Thank you. I was just going through the maps on Wikipedia and I'm not from NYC so I had to give a cursory description.


I get it, and please understand I didn't want to make it about you being bad at collecting the data - it's really hard to get right especially when districts change often. NYC in particular has very fine-grained political geography, and I'm sure that's not a problem for many districts.


That openstates URL seems to be for state legislators, at least in Texas. Use this for your national representatives:

http://www.house.gov/representatives/find/


Derp. I thought I remembered it also coming up with Lamar Smith back when I lived in 78704.

Thank you


I work for a mid sized contracting company (think Deloitte but much smaller) and 18F has been such a breath of fresh air. Working (well, dealing) with a group of competent people who are setting modern goals in such an terribly outdated environment is awesome.

18F is pushing my company to invest more in real technologies rather than Salesforce for everything. This is going to have a ton of great effects on my company and seemingly the industry in general.


"lobbyists from the IT Alliance for Public Sector (ITAPS) and the Software & Information Industry Association (SIIA) alleged that 18F is hindering profits"

Why should I care about that? Why should anyone who's not those companies care about it? If 18F is making it chalet for the government to do these things, that's good for everyone else.


Can anyone explain to me what a "buy first" policy is? Is this the same as no-bid contracts?

If history is any guide, the entrenched players will step up their lobbying efforts and the current system will be preserved. In Washington money comes first, party comes second and the people you are supposed to represent come dead last.


Right now, 18F is primarily a product delivery team within FedGov, but -- due to the volume of work they're receiving -- they've started a process to prequalify a small number of vendors to take on work they can't. "Buy first" would flip the script and force them to outsource to federal contractors their projects as the default option, or else get them out of the procurement side and force them to compete with contractors for work from contracting agencies.

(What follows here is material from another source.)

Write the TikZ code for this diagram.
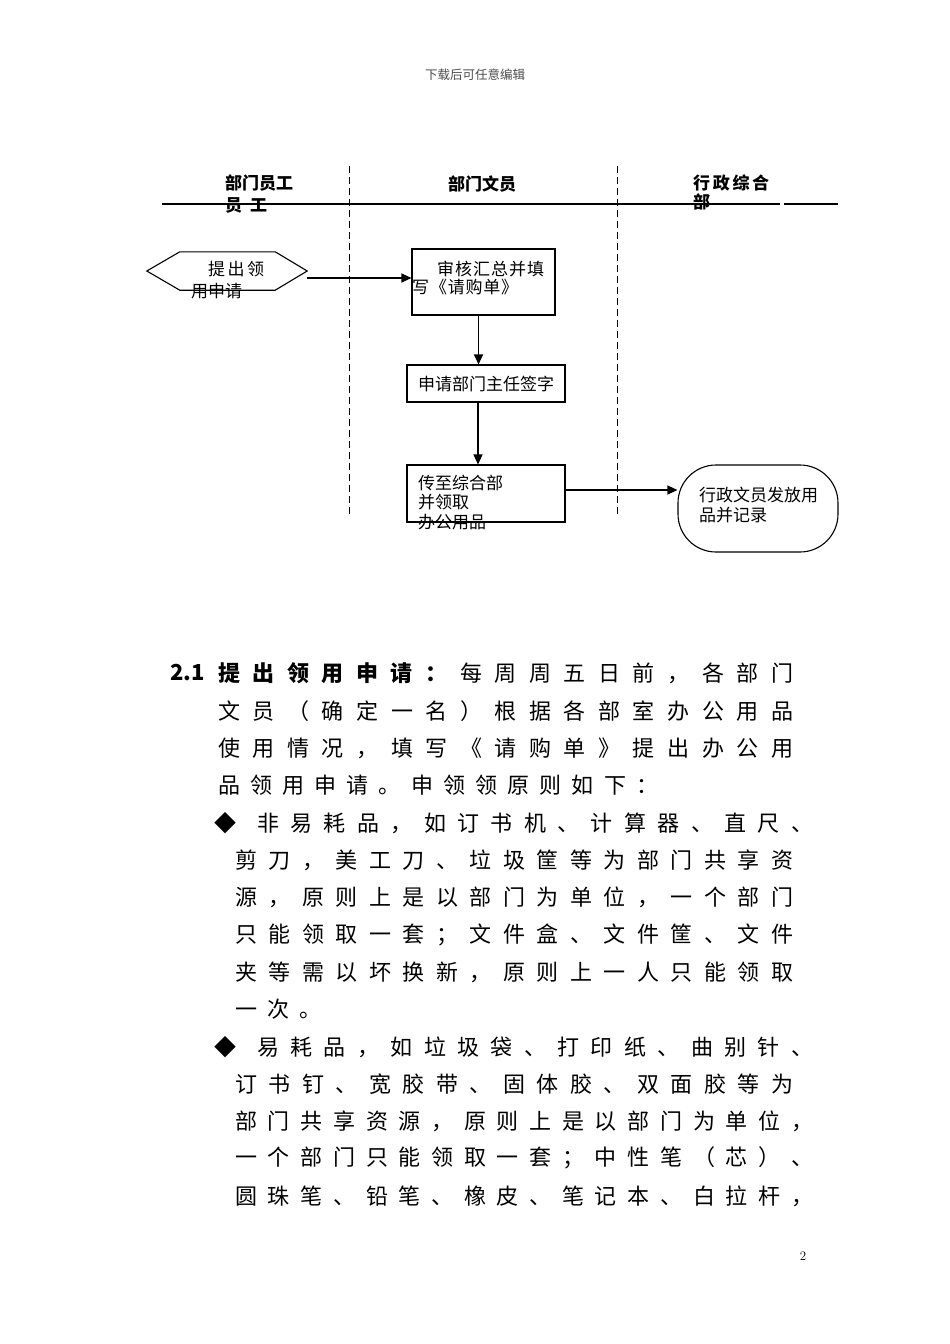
\documentclass[tikz,border=0pt]{standalone}
\usepackage{fontspec}
\newfontfamily\cjk{Noto Sans CJK SC}
\usetikzlibrary{arrows.meta,calc}

% spread the characters of #2 evenly over a box of width #1
\makeatletter
\newcommand\spreadtext[2]{\hbox to #1{\expandafter\spr@item#2\relax}}
\def\spr@item#1{#1\futurelet\spr@next\spr@check}
\def\spr@check{\ifx\spr@next\relax\expandafter\@gobble\else\hfill\expandafter\spr@item\fi}
\makeatother

\tikzset{
  box/.style={draw, line width=1.1pt, inner sep=0},
  lanesep/.style={dash pattern=on 7pt off 4pt, line width=1pt},
  flowarrow/.style={-{Triangle[length=10pt,width=9pt]}, line width=1.1pt},
  flowtext/.style={font=\cjk\fontsize{17}{19.5}\selectfont, inner sep=0},
  headtext/.style={font=\cjk\bfseries\fontsize{17}{20}\selectfont, inner sep=0},
  bodytext/.style={font=\cjk\fontsize{22}{25}\selectfont, inner sep=0, anchor=west},
  bodybold/.style={bodytext, font=\cjk\bfseries\fontsize{22}{25}\selectfont}
}

\begin{document}
\begin{tikzpicture}[x=1pt,y=-1pt]
  \path[fill=white] (0,0) rectangle (950,1344);
  \useasboundingbox (0,0) rectangle (950,1344);

  \node[font=\cjk\fontsize{12.5}{14}\selectfont, text=black!70] (pagehead) at (475,75) {下载后可任意编辑};

  % lanes
  \draw[lanesep] (349,166) -- (349,515);
  \draw[lanesep] (617,166) -- (617,515);
  \draw[line width=1.3pt] (162,204) -- (780,204);
  \draw[line width=1.3pt] (784,204) -- (838,204);
  \node[headtext, anchor=west] (lanea) at (225,183) {部门员工};
  \node[headtext, anchor=west] (laneax) at (225,205) {员\hspace{8pt}工};
  \node[headtext] (laneb) at (482,184) {部门文员};
  \node[headtext, anchor=west] (lanec) at (693,183) {\spreadtext{76pt}{行政综合}};
  \node[headtext, anchor=west] (lanecx) at (693,202) {部};

  % flow
  \node[minimum width=160pt, minimum height=38pt, inner sep=0] (apply) at (227,271) {};
  \draw[line width=1.1pt] (apply.west) -- ([xshift=33pt]apply.north west) -- ([xshift=-32pt]apply.north east)
    -- (apply.east) -- ([xshift=-32pt]apply.south east) -- ([xshift=33pt]apply.south west) -- cycle;
  \node[flowtext, anchor=west] (applya) at (208,269) {\spreadtext{56pt}{提出领}};
  \node[flowtext, anchor=west] (applyb) at (191,291) {用申请};

  \node[box, minimum width=143pt, minimum height=66pt] (review) at (483.5,282) {};
  \node[flowtext, anchor=west] (reviewa) at (437,269) {\spreadtext{107pt}{审核汇总并填}};
  \node[flowtext, anchor=west] (reviewb) at (412,287) {\spreadtext{106pt}{写《请购单》}};

  \node[box, minimum width=158pt, minimum height=37pt] (sign) at (486,383.5) {};
  \node[flowtext] (signt) at (sign) {申请部门主任签字};

  \node[box, minimum width=158pt, minimum height=57pt] (send) at (486,493.5) {};
  \foreach \t [count=\i] in {传至综合部,并领取,办公用品}
    \node[flowtext, anchor=west] (send\i) at (418,{483+19.5*(\i-1)}) {\t};

  \node[box, rounded corners=38pt, minimum width=160pt, minimum height=87pt] (issue) at (758,508.5) {};
  \node[flowtext, anchor=west] (issuea) at (699,495) {行政文员发放用};
  \node[flowtext, anchor=west] (issueb) at (699,515) {品并记录};

  \draw[flowarrow] ([yshift=-7pt]apply.east) -- ([yshift=-7pt]apply.east -| review.west);
  \draw[flowarrow] ([xshift=-5pt]review.south) -- ([xshift=-5pt]review.south |- sign.north);
  \draw[flowarrow] ([xshift=-8pt]sign.south) -- ([xshift=-8pt]sign.south |- send.north);
  \draw[flowarrow] ([yshift=3.5pt]send.east) -- ([yshift=3.5pt]send.east -| issue.west);

  % text below
  \node[bodybold] (num) at (170,673) {2.1};
  \node[bodybold] (titlea) at (218,673) {\spreadtext{229pt}{提出领用申请：}};
  \node[bodytext] (titleb) at (460,673) {\spreadtext{333pt}{每周周五日前，各部门}};
  \node[bodytext, anchor=center] (bula) at (225,823) {◆};
  \node[bodytext, anchor=center] (bulb) at (225,1047) {◆};
  \foreach \bx/\bw/\by/\bt [count=\i] in {
    218/575/711/文员（确定一名）根据各部室办公用品,
    218/575/748/使用情况，填写《请购单》提出办公用,
    218/440/785/品领用申请。申领领原则如下：,
    257/556/823/非易耗品，如订书机、计算器、直尺、,
    235/558/860/剪刀，美工刀、垃圾筐等为部门共享资,
    235/558/897/源，原则上是以部门为单位，一个部门,
    235/558/935/只能领取一套；文件盒、文件筐、文件,
    235/558/972/夹等需以坏换新，原则上一人只能领取,
    235/86/1009/一次。,
    257/556/1047/易耗品，如垃圾袋、打印纸、曲别针、,
    235/558/1084/订书钉、宽胶带、固体胶、双面胶等为,
    235/578/1121/部门共享资源，原则上是以部门为单位，,
    235/578/1158/一个部门只能领取一套；中性笔（芯）、,
    235/578/1196/圆珠笔、铅笔、橡皮、笔记本、白拉杆，}
    \node[bodytext] (line\i) at (\bx,\by) {\spreadtext{\bw pt}{\bt}};

  \node[font=\fontsize{13}{15}\selectfont] (pagenum) at (803,1256) {2};
\end{tikzpicture}
\end{document}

"buy first" means to have a policy of not doing it in-house unless there is no other option. In other words, they want 18F to subcontract out the work unless no one is able to meet their requirements. Whether this is a actually a good policy for a government to have is not at all clear to me.


It's not. It removes the ability to look at a situation, and come up with the best solution for it. Sometimes it's better to outsource, sometimes it's better to do it yourself.


Sure it's a terrible policy.

But that's never how it's presented. It's presented as "Why does the government need a software shop? Isn't this just yet more government overreach and unfair meddling with the free market?"

So, y'know, next time you see someone arguing along those lines, remember the real argument they're making is "this has the potential to help people and save taxpayer money, but it would cut off a fat government check to me or my buddies, so I have to find a moral argument against it".


If they are forced to do "buy first" things will just continue as usual. You can't outsource well if you don't have a strong technical foundation in-house.


This is the most definitive statement I have seen that 18f is working. I wasn't sure before, but now I'm sure.